His lovemaking was beautiful and very giving. I felt complete in my wrecked erotic selfless self. I worshipped him. Yet, a small, romantic and scared side of me wanted to break free from the chains of being in love – of being powerless. And you know what? a nymph, no matter how good the sex with one man is, will sleep with others. I’d even dare say that the better the sex with one man is, the more greedy a woman like me will become. My boyfriend was a powerful, creative and amazing lover. An amazing man. Perhaps this is what led me to flee him. I couldn’t match him.

Then, one day, I slept with Adam. My bed became witness to the most strangely replete, wild first-sex-encounter of my life. This man was an animal—but in a very real way. His touches (or, rather, his spanks, strong grabs and suffocating grips) were penetratingly effectual. He was wild. Our meetings were like volcano blasts.

Many times followed, but I always resisted him at first. This drove him mad. He sent me maddened text messages in the middle of the night. Then disappeared for a while. Then I’d call out to him and he’d come back. He almost raped me one time. I cried, and when he saw me break, he kissed me and asked me whether I’d want to become his girl. But I didn’t. This power game, this sexual tension, this gushing ego play, I told him, can only live on the fringes between love and hate. I couldn’t normalize him inside my everyday life.
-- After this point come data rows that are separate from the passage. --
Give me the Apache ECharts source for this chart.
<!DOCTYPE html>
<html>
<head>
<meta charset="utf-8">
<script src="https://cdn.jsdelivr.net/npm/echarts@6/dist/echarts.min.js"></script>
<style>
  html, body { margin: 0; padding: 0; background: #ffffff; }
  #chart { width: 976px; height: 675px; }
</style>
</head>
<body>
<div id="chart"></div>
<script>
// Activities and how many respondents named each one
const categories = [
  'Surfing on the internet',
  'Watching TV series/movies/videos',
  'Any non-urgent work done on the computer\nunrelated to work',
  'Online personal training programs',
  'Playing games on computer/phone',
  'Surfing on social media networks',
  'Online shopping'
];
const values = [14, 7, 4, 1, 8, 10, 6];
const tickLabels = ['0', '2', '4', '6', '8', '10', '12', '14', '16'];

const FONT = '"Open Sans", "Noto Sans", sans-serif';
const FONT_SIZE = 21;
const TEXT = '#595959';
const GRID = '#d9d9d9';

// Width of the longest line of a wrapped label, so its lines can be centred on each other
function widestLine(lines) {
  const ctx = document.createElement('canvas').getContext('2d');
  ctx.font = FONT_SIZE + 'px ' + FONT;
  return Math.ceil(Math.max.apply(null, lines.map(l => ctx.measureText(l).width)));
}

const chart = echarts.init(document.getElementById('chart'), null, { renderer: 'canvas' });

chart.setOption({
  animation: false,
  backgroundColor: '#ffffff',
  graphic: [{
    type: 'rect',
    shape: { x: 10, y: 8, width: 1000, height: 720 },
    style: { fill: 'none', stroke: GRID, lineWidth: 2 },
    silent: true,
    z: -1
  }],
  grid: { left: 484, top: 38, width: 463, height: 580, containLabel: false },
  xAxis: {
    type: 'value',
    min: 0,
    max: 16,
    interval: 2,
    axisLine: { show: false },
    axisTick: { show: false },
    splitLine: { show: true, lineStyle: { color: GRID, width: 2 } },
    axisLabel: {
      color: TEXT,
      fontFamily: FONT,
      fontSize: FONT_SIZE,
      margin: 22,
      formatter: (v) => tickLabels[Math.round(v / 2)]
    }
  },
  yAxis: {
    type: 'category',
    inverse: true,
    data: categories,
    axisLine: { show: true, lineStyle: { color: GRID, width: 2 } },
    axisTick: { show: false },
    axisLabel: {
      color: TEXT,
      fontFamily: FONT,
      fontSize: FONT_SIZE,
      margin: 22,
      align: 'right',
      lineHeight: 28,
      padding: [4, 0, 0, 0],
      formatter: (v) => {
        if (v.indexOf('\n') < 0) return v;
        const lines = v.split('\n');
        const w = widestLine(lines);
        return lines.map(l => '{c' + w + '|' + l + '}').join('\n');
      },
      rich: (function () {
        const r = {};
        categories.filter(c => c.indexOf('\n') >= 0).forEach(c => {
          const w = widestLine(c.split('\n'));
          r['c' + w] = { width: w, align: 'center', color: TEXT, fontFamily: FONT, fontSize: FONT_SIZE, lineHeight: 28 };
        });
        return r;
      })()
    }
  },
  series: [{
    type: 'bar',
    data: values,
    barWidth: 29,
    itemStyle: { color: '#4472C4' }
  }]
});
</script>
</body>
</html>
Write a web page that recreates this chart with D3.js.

So, I became single again. And somewhere in these spring months, when hormones and plentiful eros abounds in the air like hay fever, the end of my relationship came. Panic attacks, sorrow—melting. Darkness. Then Adam found another woman and stopped talking to me. Summer came and went, leaving me melted and stuck on the sheets of my bed. And then I decided to go out. I met George. And Yanni. And Niko. And Stephanos. And Ishmael.

Older men in their majority, at least by two years. They weren’t simultaneous to each other and I didn’t sleep with all of them. I now make very careful selections about whom I allow in my home and in my body. All of them taught me something new about myself. New fragments of me became known to me with every new private encounter. It wasn’t about power anymore. It was a quest, a sort of meditation. Ultimate truth—myself-through the body.
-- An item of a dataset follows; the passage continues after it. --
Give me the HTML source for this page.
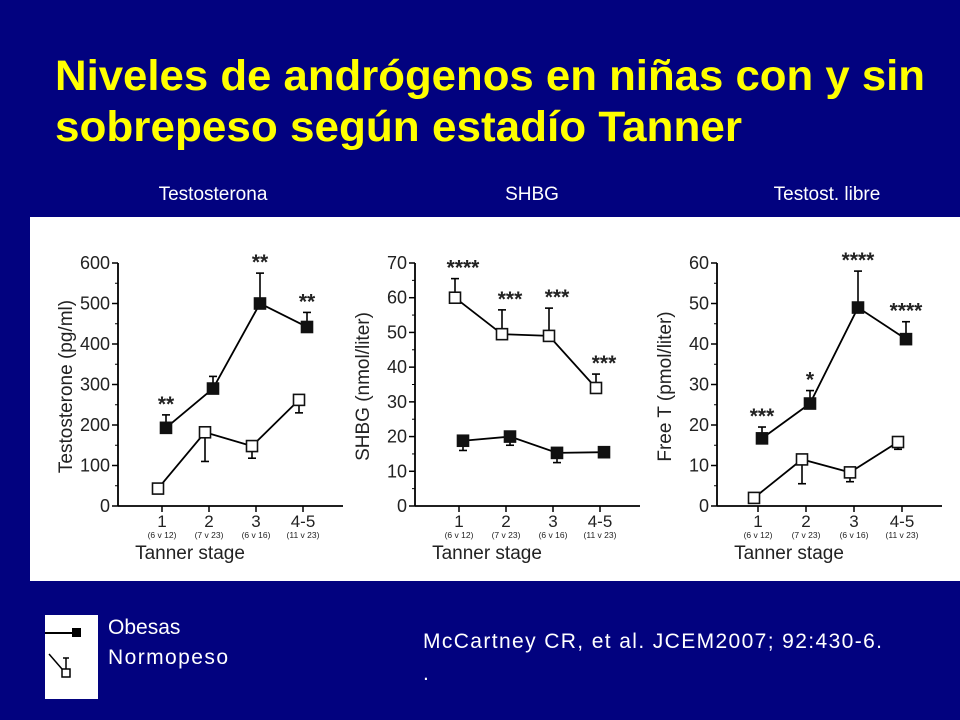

All these faces—person pieces—of such diverse personalities, as well as certain parts of their bodies which specifically clicked with mine, have incised themselves on my skin. I carry all of them inside me. I’ve been called a white rose, a dirty little tramp, a spider, an angel, a devil, a conniving trickster, a princess, a selfish bitch, a calming power. I’ve collected numerous appellations relating to my person in this past decade of my active sexual life, and looking back to draw some sort of conclusion of who I am, I see how fascinating it is that every single man—and a brief crush I had on two women—brought out a completely different part of myself. I was a million different little selves into this one body, hiding behind these two eyes, talking behind these two lips and thinking in so many little voices in my brain. Man, in the general sense of the term, is a whole population.

I feel I’ve succeeded in connecting intimately with the meaning of freedom—at least my own version of it. Complexity; I embrace it. I’ve tried writing down my life through small experiences jotted down in notebooks in order to assemble all these pieces and create a portrait of who I am. But it’s elusive, this portrait. It’s so different than what it used to be. It seems to change all the time. Now, I’ve learned to embrace this multiformity and see it as an immense forest hiding an array of minute, mini microcosms.